Aiding the cause of disgruntled investors: The Philadelphia Semiconductor Index is up 35% since the day before the first Qualcomm/NXP reports arrived in late September, with some NXP peers such as STMicroelectronics NV (STM) and Microchip Technology Corp. (MCHP) posting even larger gains. That makes the 33% premium NXP got relative to where it traded before the first reports arrived now look much less impressive.
As a result, Qualcomm's offer price assigns NXP lower forward EPS multiples than some big-name peers. Whereas NXP would be valued at 15 times its 2018 EPS consensus at Qualcomm's offer price, Texas Instruments Inc. (TXN) trades at 19 times its 2018 consensus and Analog Devices Inc. (ADI) at 17 times its fiscal 2018 (ends in October 2018) consensus. And it's safe to assume those companies would want a healthy premium to agree to an acquisition.
Also giving NXP leverage: The automotive chip market, which was responsible for 45% of NXP's Q2 revenue and which Qualcomm is hungry to increase its exposure to, looks stronger than ever, judging by both NXP's Q2 numbers and those of several peers.
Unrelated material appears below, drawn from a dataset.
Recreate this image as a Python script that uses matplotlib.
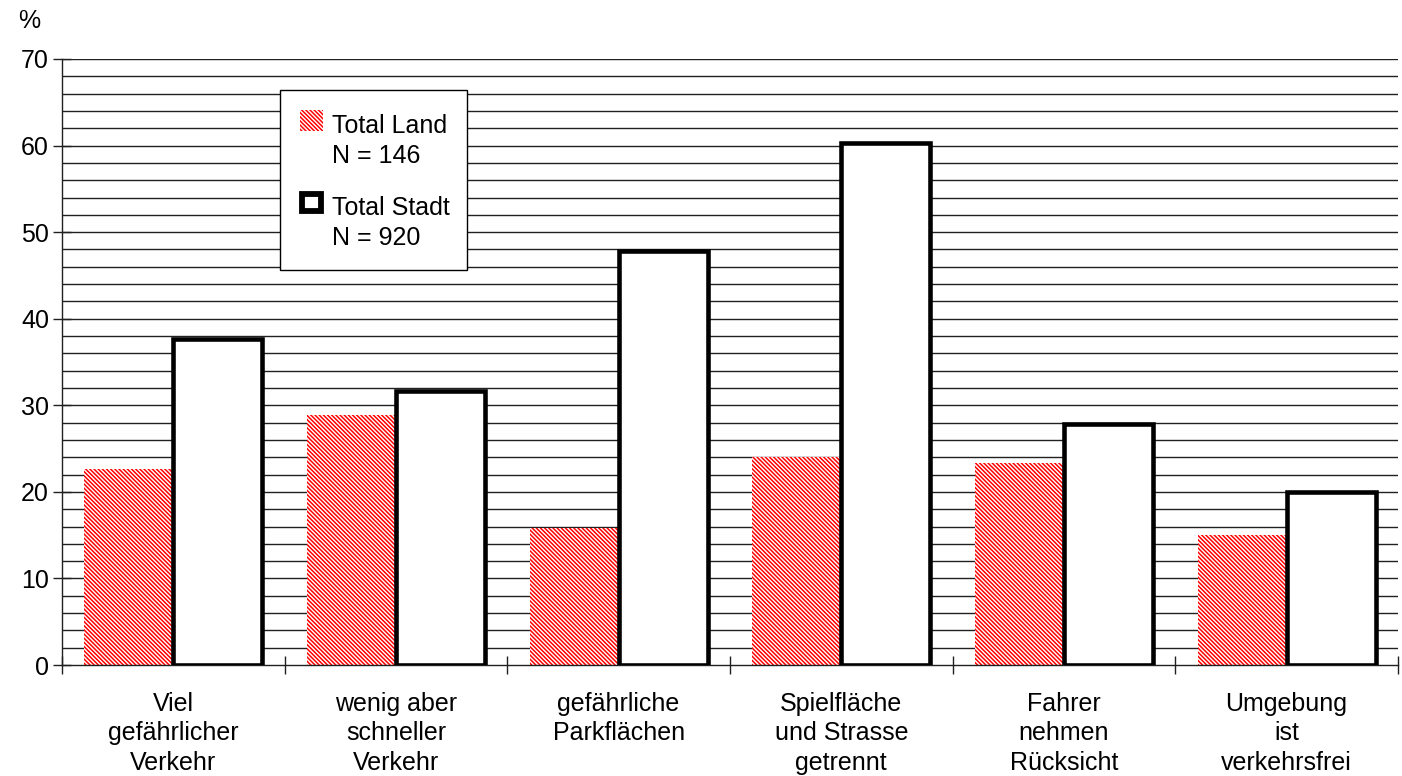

With trends such as driver-assistance system (ADAS), electric car and in-vehicle connectivity growth acting as tailwinds, NXP's automotive revenue rose 9% annually to $938 million in Q2.
NXP's Secure Connected Devices (SCD) unit, which supplies NFC and audio chips for phones and many products for embedded/IoT devices, also fared well in Q2: Its sales rose 14% to $588 million. That helped offset a 33% drop in Secure Identification Solutions revenue -- it provides smart card microcontrollers, and has been hit by cyclical and pricing/competitive pressures -- to $134 million.
While NXP hums along, Qualcomm has been stung badly by its legal woes. Three weeks ago, the company guided for its September quarter adjusted EPS to be down 34% to 41% annually, as an expected 31% to 47% drop in high-margin licensing revenue offsets moderate chip growth.
Apple Inc.'s (AAPL) decision to stop paying (through its contract manufacturers) royalties on iPhone sales has much to do with Qualcomm's outlook. But the company is also being stung by the decision of another licensee (possibly Samsung) to stop paying, and is contending with regulatory probes over its licensing practices in the U.S. and overseas. And while Qualcomm's chip business is growing for now, things might look different in a year, given Apple's apparent interest in lowering its usage of Qualcomm modems.
Even as the Nasdaq has risen 19% in 2017, Qualcomm shares have fallen 19% due to licensing worries, and are trading less than $2 above a 52-week low of $51.05. Shares would almost certainly be trading below $50 if not for the NXP deal. While the selloff may be overdone -- markets seem to be pricing in very big long-term licensing revenue drops -- there's little doubt that the troubles to hit Qualcomm since January amplify the pressure it faces to get NXP on its books.
Moreover, with an offshore tax holiday still far from certain, the fact that Qualcomm can partly pay for the NXP deal with an offshore cash balance that totaled $27.8 billion at the end of June looms large.
Should Qualcomm fail to land NXP, it could have a hard time using its offshore cash on a comparably large and compelling M&A target. STMicro is partly owned by the French and Italian governments, both of which would likely object to the company's sale to a U.S. firm. And similar government objections might emerge if Qualcomm tried to buy a big Japanese chipmaker such as Renesas.
Just how much more Qualcomm would be willing to pay to acquire NXP in light of all this isn't easy to gauge. But considering everything that has transpired since October, the odds of the deal price going meaningfully higher now look pretty good.